NCPO 'out to destroy parties'

NCPO 'out to destroy parties'

Rivals see hidden registration agenda

Top executives of the Pheu Thai and Democrat parties believe the National Council for Peace and Order (NCPO) is trying to destroy them.
Top executives of the Pheu Thai and Democrat parties believe the National Council for Peace and Order (NCPO) is trying to destroy them.

Two political parties have criticised the regime for undermining parties across the board by imposing a strict party membership reconfirmation process, which saw surprisingly few reconfirm them by Monday's deadline.

However, they said reduced numbers were not likely to impact their respective standing at the general election that has now been delayed until February.

Democrat Party deputy leader Ong-art Klampaibul told the Bangkok Post that only 100,000 of the Democrat Party's 2.5 million members reconfirmed their memberships with the party by midnight on Monday.

This was not unexpected given that Order No.53/2017 issued by the National Council for Peace and Order (NCPO) has caused myriad problems for party members, he said.

According to the NCPO's order issued last December, members of existing parties were required to reconfirm their membership and pay related fees between April 1-30, or they would lose their membership status.

On April 11, the Constitutional Court accepted petitions by the Democrat and Pheu Thai parties asking it to rule on the validity of the Section 44 order amending the organic law on political parties.

The Office of the Ombudsman decided to seek a court ruling on whether the order violates the charter, based on the two parties' petitions which were filed separately. They slammed the order, claiming it affects people's right to party membership guaranteed by the constitution.

Mr Ong-art said Tuesday that party members had to reconfirm their membership in person and pay an annual membership fee of 100 baht -- or 2,000 baht for lifetime membership -- compared to the previous system based on voluntary donations.

He said the reconfirmation process did not warrant such a sense of urgency and called the deadline unnecessary.

He added that party members who fail to reconfirm their membership status would have to wait for the NCPO to fully lift the ban on political activities, which is expected in June, before they could reapply.

However, Mr Ong-art said he was confident the low count would not adversely affect his party's prospects in the poll.
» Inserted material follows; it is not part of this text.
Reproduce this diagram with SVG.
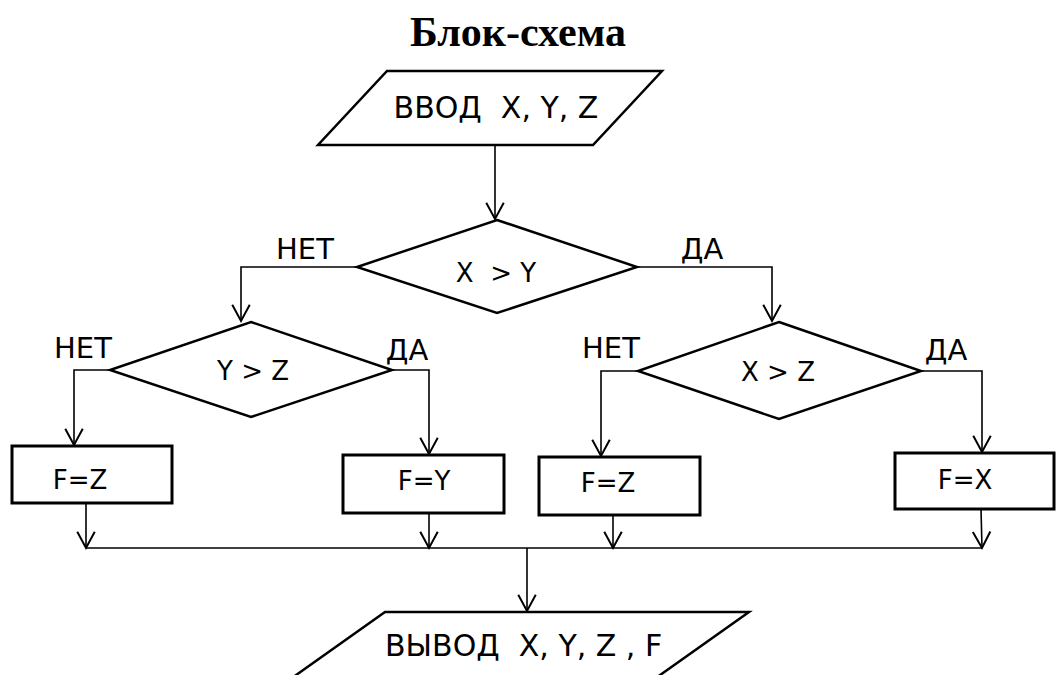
<svg xmlns="http://www.w3.org/2000/svg" width="1057" height="675" viewBox="0 0 1057 675">
<style>
.shape{fill:#fff;stroke:#000;stroke-width:2.5;stroke-linejoin:miter}
.box{fill:#fff;stroke:#000;stroke-width:3}
.conn{fill:none;stroke:#000;stroke-width:1.6}
.t{font-family:"DejaVu Sans","Verdana",sans-serif;font-size:26px;fill:#000;white-space:pre}
.io{font-size:30px}
.lbl{font-family:"DejaVu Sans","Verdana",sans-serif;font-size:29px;fill:#000}
.title{font-family:"Liberation Serif","Times New Roman",serif;font-size:42px;font-weight:bold;fill:#000}
</style>
<defs>
<marker id="arr" markerUnits="userSpaceOnUse" markerWidth="20" markerHeight="20" refX="0" refY="0" viewBox="-14 -8 16 16" orient="auto" overflow="visible">
<path d="M-13,-7 L0,0 L-13,7" fill="none" stroke="#000" stroke-width="1.6"/>
</marker>
</defs>
<rect width="1057" height="675" fill="#fff"/>
<text class="title" x="518" y="46" text-anchor="middle">Блок-схема</text>

<g id="input">
<polygon class="shape" points="387,71 662,71 593,145 318,145"/>
<text class="t io" x="496" y="118" text-anchor="middle">ВВОД  X, Y, Z</text>
</g>
<g id="cond1">
<polygon class="shape" points="497,220 637,267 497,313 357,267"/>
<text class="t" x="496" y="282" text-anchor="middle" font-size="27">X  &gt; Y</text>
</g>
<g id="cond2">
<polygon class="shape" points="251,322 392,370 251,417 110,370"/>
<text class="t" x="253" y="380" text-anchor="middle">Y &gt; Z</text>
</g>
<g id="cond3">
<polygon class="shape" points="779,322 921,371 779,419 638,371"/>
<text class="t" x="778" y="381" text-anchor="middle">X &gt; Z</text>
</g>
<g id="box1">
<rect class="box" x="12" y="446" width="160" height="57"/>
<text class="t" x="80" y="489" text-anchor="middle">F=Z</text>
</g>
<g id="box2">
<rect class="box" x="343" y="455" width="161" height="58"/>
<text class="t" x="424" y="490" text-anchor="middle">F=Y</text>
</g>
<g id="box3">
<rect class="box" x="539" y="457" width="161" height="58"/>
<text class="t" x="608" y="492" text-anchor="middle">F=Z</text>
</g>
<g id="box4">
<rect class="box" x="895" y="453" width="159" height="56"/>
<text class="t" x="965" y="489" text-anchor="middle">F=X</text>
</g>
<g id="output">
<polygon class="shape" points="385,612 749,612 639,690 275,690"/>
<text class="t io" x="385" y="656">ВЫВОД  X, Y, Z , F</text>
</g>

<g id="labels">
<text class="lbl" x="305" y="259" text-anchor="middle">НЕТ</text>
<text class="lbl" x="702" y="259" text-anchor="middle">ДА</text>
<text class="lbl" x="83" y="358" text-anchor="middle">НЕТ</text>
<text class="lbl" x="407" y="360" text-anchor="middle">ДА</text>
<text class="lbl" x="611" y="358" text-anchor="middle">НЕТ</text>
<text class="lbl" x="946" y="360" text-anchor="middle">ДА</text>
</g>

<g id="connectors">
<path class="conn" d="M495,145 V219" marker-end="url(#arr)"/>
<path class="conn" d="M357,267 H241 V321" marker-end="url(#arr)"/>
<path class="conn" d="M637,267 H772 V321" marker-end="url(#arr)"/>
<path class="conn" d="M110,370 H74 V445" marker-end="url(#arr)"/>
<path class="conn" d="M392,370 H429 V454" marker-end="url(#arr)"/>
<path class="conn" d="M638,371 H601 V456" marker-end="url(#arr)"/>
<path class="conn" d="M921,371 H982 V452" marker-end="url(#arr)"/>
<path class="conn" d="M86,503 V548" marker-end="url(#arr)"/>
<path class="conn" d="M429,513 V548" marker-end="url(#arr)"/>
<path class="conn" d="M613,515 V548" marker-end="url(#arr)"/>
<path class="conn" d="M981,509 L982,548" marker-end="url(#arr)"/>
<path class="conn" d="M86,548 H982"/>
<path class="conn" d="M527,548 V611" marker-end="url(#arr)"/>
</g>
</svg>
The party secured more than 12 million votes in the party-list system in the previous poll even though only 2.5 million members had registered at the time.

"What is happening now is the NCPO is showing its desire to destroy political parties," he said.

''This will not only reduce the number of our members but also stunt the development of democracy."

"The NCPO's proclamation that it will step in to shape up politics runs counter to the results of this order," Mr Ong-art said.

He said the 100,000 members who have reconfirmed so far would be sufficient for the party to organise primaries, where members choose the candidates they want to stand in the elections.

He said the primary vote system could drive a wedge between party executives and members if their choice of candidates differs.

Key Pheu Thai member Chaturon Chaisang told the Bangkok Post that about 10,000 of the party's 130,000 members had reconfirmed.

The NCPO has effectively managed to weaken parties, particularly the two major parties, Mr Chaturon said, adding the NCPO's Order No.53/2017 has undermined the credibility of the parliamentary system.

Some critics believe the NCPO wanted to undermine public confidence in various political parties and that such low counts suggests the policy has been a success.

Mr Chaturon said Pheu Thai must recruit at least 50,000 fee-paying members to ensure it meets the requirement to nominate candidates for the primaries.

Under the organic law on political parties, those wanting to field candidates under the constituency system must set up branches or appoint representatives in those constituencies. Candidates must have been nominated by branches or representatives.

Each branch must have at least 500 members in its jurisdiction while representatives are appointed in constituencies where there are no provincial branches of the parties and there are more than 100 party members.

Parties will set up selection committees to recruit potential MP candidates.

These committees will verify applicants' qualifications and forward their names to party branches or representatives, who will hold meetings where party members vote between them.

The names of the two candidates who win the highest number of votes will then be presented to party executives for endorsement.